**Goal**
Omit every picture, and retype the lines that run from the beginning of the data below through the line containing "from bokeh.resources import INLINE", inclusive.

*-*-*

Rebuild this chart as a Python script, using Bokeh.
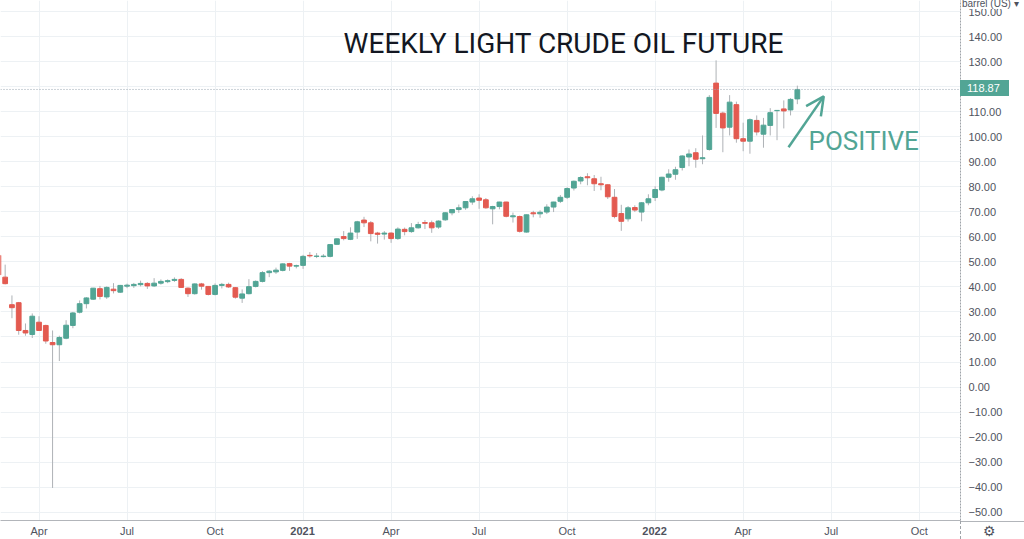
import numpy as np
from bokeh.plotting import figure
from bokeh.layouts import column
from bokeh.models import (ColumnDataSource, FixedTicker, Range1d, Label, Span,
                          Arrow, OpenHead, CustomJSTickFormatter, Div)
from bokeh.embed import file_html
from bokeh.resources import INLINE

# Weekly candles, one per week, first week starting Monday 2020-02-24, last 2022-05-30
opens = [52.6, 43.9, 32.9, 33.7, 22.6, 21.0, 25.9, 24.6, 17.8, 16.9,
         19.5, 24.6, 29.9, 33.3, 35.1, 39.3, 36.0, 39.1, 37.9, 40.3,
         40.5, 40.9, 41.4, 40.4, 41.5, 42.1, 42.6, 43.0, 39.5, 37.3,
         41.2, 40.2, 37.0, 40.6, 41.0, 39.7, 35.5, 37.3, 40.2, 42.2,
         45.7, 46.0, 46.6, 49.3, 48.3, 48.6, 52.6, 52.2, 52.1, 52.2,
         57.0, 60.1, 59.0, 61.9, 66.7, 65.6, 61.5, 61.1, 61.5, 59.3,
         63.0, 62.1, 63.6, 65.7, 65.6, 63.9, 66.8, 69.6, 70.9, 71.6,
         73.9, 75.5, 74.8, 71.2, 72.1, 73.9, 68.0, 68.1, 61.9, 69.6,
         69.2, 69.9, 71.9, 74.2, 75.8, 79.5, 82.3, 84.0, 83.2, 81.2,
         80.8, 75.8, 69.3, 67.2, 71.7, 69.9, 73.6, 75.7, 78.7, 83.8,
         85.0, 87.7, 91.9, 93.6, 91.2, 94.9, 121.4, 109.4, 103.8, 112.8,
         99.2, 98.2, 106.5, 101.0, 104.5, 110.4, 111.1, 110.7, 115.1]
highs = [54.0, 48.9, 36.6, 34.0, 25.4, 29.4, 28.3, 24.9, 22.6, 20.5,
         26.7, 30.0, 34.6, 35.9, 39.6, 40.4, 40.2, 41.5, 40.8, 41.3,
         41.6, 42.5, 41.9, 43.5, 43.0, 43.0, 43.8, 43.5, 39.8, 41.4,
         41.6, 40.3, 41.4, 41.6, 41.7, 39.9, 39.0, 43.1, 42.6, 46.3,
         46.7, 47.7, 49.4, 49.6, 48.9, 52.8, 53.9, 53.5, 53.1, 57.0,
         59.4, 62.3, 63.8, 66.4, 68.0, 66.3, 62.0, 62.3, 61.8, 63.8,
         63.7, 65.5, 66.0, 66.7, 66.5, 66.6, 69.8, 71.0, 72.9, 74.3,
         76.2, 77.0, 75.5, 72.4, 74.0, 74.0, 69.7, 68.5, 68.9, 70.4,
         70.6, 73.0, 74.0, 76.7, 79.8, 82.5, 84.2, 85.4, 84.7, 84.0,
         81.0, 79.1, 72.8, 72.3, 72.6, 73.9, 77.0, 80.2, 84.0, 87.0,
         88.0, 92.6, 94.9, 95.4, 100.5, 116.6, 130.5, 110.0, 116.6, 114.0,
         105.6, 107.3, 108.5, 107.5, 111.4, 110.6, 114.5, 115.4, 120.4]
lows = [44.2, 41.0, 27.5, 20.9, 20.5, 19.6, 22.4, 17.3, -40.3, 10.4,
        19.1, 23.5, 29.4, 31.4, 34.8, 35.0, 35.2, 37.4, 37.6, 39.5,
        39.6, 40.2, 39.2, 40.0, 40.9, 41.5, 42.0, 39.6, 36.0, 36.9,
        38.9, 36.6, 36.6, 39.4, 39.6, 35.3, 33.6, 37.0, 39.8, 41.8,
        43.9, 45.2, 46.2, 46.4, 47.4, 47.2, 51.7, 51.5, 51.8, 51.8,
        56.9, 58.6, 58.7, 59.2, 63.9, 58.2, 57.3, 58.9, 57.6, 58.8,
        60.6, 61.6, 63.3, 63.1, 61.6, 63.2, 66.4, 68.6, 69.6, 70.8,
        72.8, 71.2, 71.2, 65.0, 71.0, 67.8, 65.7, 61.7, 61.7, 67.8,
        67.6, 69.1, 69.9, 73.5, 75.1, 78.5, 81.0, 80.6, 78.3, 78.6,
        75.1, 67.4, 62.4, 66.1, 69.9, 66.2, 72.6, 74.3, 78.2, 82.0,
        82.8, 86.5, 88.2, 87.6, 89.0, 94.4, 103.5, 93.8, 100.5, 97.6,
        94.2, 93.2, 100.5, 95.6, 100.5, 98.6, 103.3, 108.5, 113.0]
closes = [44.8, 41.3, 31.7, 22.6, 21.6, 28.3, 22.6, 18.4, 16.9, 19.8,
          24.7, 29.6, 33.3, 35.6, 39.5, 36.2, 39.8, 38.5, 40.6, 40.7,
          41.0, 41.4, 40.4, 41.5, 42.2, 42.5, 43.0, 39.8, 37.3, 41.2,
          40.3, 37.0, 40.6, 41.0, 40.0, 35.9, 37.2, 40.1, 42.2, 45.7,
          46.3, 46.7, 49.2, 48.3, 48.5, 52.2, 52.4, 52.3, 52.3, 56.9,
          59.2, 59.3, 61.5, 66.0, 65.6, 61.3, 61.0, 61.5, 59.3, 63.1,
          62.1, 63.6, 64.9, 65.4, 63.6, 66.3, 69.6, 70.9, 71.6, 74.1,
          75.2, 74.6, 71.6, 72.1, 73.9, 68.2, 68.4, 62.2, 68.8, 69.2,
          69.8, 71.9, 73.9, 75.8, 79.3, 82.2, 83.7, 83.6, 81.2, 80.8,
          76.0, 68.1, 66.2, 71.6, 70.7, 73.6, 75.2, 78.9, 83.8, 85.1,
          86.8, 92.3, 93.1, 91.0, 91.6, 115.7, 109.3, 103.5, 113.8, 99.2,
          98.2, 106.8, 101.9, 104.6, 109.6, 110.5, 110.3, 114.9, 118.87]

# x tick positions (week index) and labels
tick_weeks = [6, 19, 32, 45, 58, 71, 84, 97, 110, 123, 136]
tick_labels = ["Apr", "Jul", "Oct", "2021", "Apr", "Jul", "Oct", "2022", "Apr", "Jul", "Oct"]
y_ticks = list(range(-50, 151, 10))

UP = "#52a595"
DOWN = "#e35a50"
WICK = "#aeb2b6"
AXIS_TXT = "#50535e"
FONT = "Liberation Sans"

W, H = 1024, 539
BR, BB = 64, 18          # right / bottom borders (axis panels)
X0, X1 = 0.31, 142.1
Y0, Y1 = -53.3, 154.4

o = np.array(opens); h = np.array(highs); l = np.array(lows); c = np.array(closes)
idx = np.arange(len(c))
src = ColumnDataSource(dict(
    x=idx, high=h, low=l,
    top=np.maximum(o, c), bottom=np.minimum(o, c),
    color=np.where(c >= o, UP, DOWN),
))

p = figure(width=W, height=H, output_backend="svg", toolbar_location=None,
           y_axis_location="right",
           x_range=Range1d(X0, X1), y_range=Range1d(Y0, Y1),
           min_border_left=0, min_border_top=0, min_border_right=BR, min_border_bottom=BB)
p.outline_line_color = None
p.background_fill_color = "white"

# grid
p.xgrid.grid_line_color = "#edf1f4"
p.ygrid.grid_line_color = "#edf1f4"
p.ygrid.ticker = FixedTicker(ticks=y_ticks)

# axes (year labels are drawn bold further below)
p.xaxis.ticker = FixedTicker(ticks=tick_weeks)
p.xaxis.major_label_overrides = {t: ("" if lab.isdigit() else lab)
                                 for t, lab in zip(tick_weeks, tick_labels)}
p.yaxis.ticker = FixedTicker(ticks=y_ticks)
p.yaxis.formatter = CustomJSTickFormatter(code="return (tick < 0 ? '\u2212' : '') + Math.abs(tick).toFixed(2);")
for ax in (p.xaxis[0], p.yaxis[0]):
    ax.major_tick_line_color = None
    ax.minor_tick_line_color = None
    ax.major_tick_in = 0
    ax.major_tick_out = 0
    ax.major_label_text_font = FONT
    ax.major_label_text_font_size = "11px"
    ax.major_label_text_color = AXIS_TXT
p.xaxis.major_label_standoff = 4
p.yaxis.major_label_standoff = 8
p.xaxis.axis_line_color = "#b2b5ba"
p.yaxis.axis_line_color = "#9ea3a8"
p.yaxis.axis_line_dash = "2 1"

# candles
p.segment(x0="x", y0="high", x1="x", y1="low", source=src, line_color=WICK, line_width=1)
p.vbar(x="x", width=0.7, top="top", bottom="bottom", source=src,
       fill_color="color", line_color="color", line_width=1)

# last price line
last = closes[-1]
p.add_layout(Span(location=last, dimension="width", line_color="#9aa6b0",
                  line_dash="1 2", line_width=1))

# title and annotation
p.add_layout(Label(x=83.5, y=137.1, text="WEEKLY LIGHT CRUDE OIL FUTURE",
                   text_align="center", text_baseline="alphabetic",
                   text_font="Roboto", text_font_size="28px", text_color="#131722"))
p.add_layout(Label(x=127.8, y=98.2, text="POSITIVE", text_align="center",
                   text_baseline="alphabetic", text_font="Roboto",
                   text_font_size="26px", text_color=UP))
p.add_layout(Arrow(x_start=116.7, y_start=95.8, x_end=121.9, y_end=116.1,
                   line_color=UP, line_width=2.5,
                   end=OpenHead(size=18, line_color=UP, line_width=2.5)))

# elements of the price/time scales that sit outside the plotting frame
frame_w = W - BR
frame_h = H - BB

def sx(xv):
    return (xv - X0) / (X1 - X0) * frame_w

def sy(yv):
    return (Y1 - yv) / (Y1 - Y0) * frame_h

def overlay(text, left, top, extra):
    st = {"position": "absolute", "left": f"{left:.1f}px", "top": f"{top:.1f}px",
          "font-family": FONT, "font-size": "11px", "color": AXIS_TXT,
          "white-space": "nowrap", "line-height": "13px"}
    st.update(extra)
    return Div(text=text, styles=st, margin=0)

overlays = []
overlays.append(overlay(f"{last:.2f}", frame_w, sy(last) - 9.5,
                        {"background-color": UP, "color": "white", "width": "49px",
                         "height": "16px", "line-height": "16px", "padding-left": "7px"}))
overlays.append(overlay("barrel (US) \u25be", frame_w + 2, -2,
                        {"font-size": "10px", "background-color": "white",
                         "line-height": "11px", "padding-right": "4px"}))
overlays.append(overlay("\u2699", frame_w + 23, frame_h + 3,
                        {"font-size": "14px", "font-family": "DejaVu Sans",
                         "line-height": "14px"}))
for t, lab in zip(tick_weeks, tick_labels):
    if lab.isdigit():
        overlays.append(overlay(lab, sx(t) - 20, frame_h + 4,
                                {"width": "40px", "text-align": "center",
                                 "font-weight": "bold"}))
# continuation of the scale borders into the corner
overlays.append(overlay("", frame_w, frame_h, {"width": f"{BR}px", "height": "0px",
                                               "border-top": "1px solid #b2b5ba"}))
overlays.append(overlay("", frame_w, frame_h, {"width": "0px", "height": f"{BB}px",
                                               "border-left": "1px dashed #9ea3a8"}))

layout = column(p, *overlays, styles={"position": "relative"})

open("out.html", "w").write(file_html(layout, INLINE))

*-*-*

**Expected answer**
Rebuild this chart as a Python script, using Bokeh.
import numpy as np
from bokeh.plotting import figure
from bokeh.layouts import column
from bokeh.models import (ColumnDataSource, FixedTicker, Range1d, Label, Span,
                          Arrow, OpenHead, CustomJSTickFormatter, Div)
from bokeh.embed import file_html
from bokeh.resources import INLINE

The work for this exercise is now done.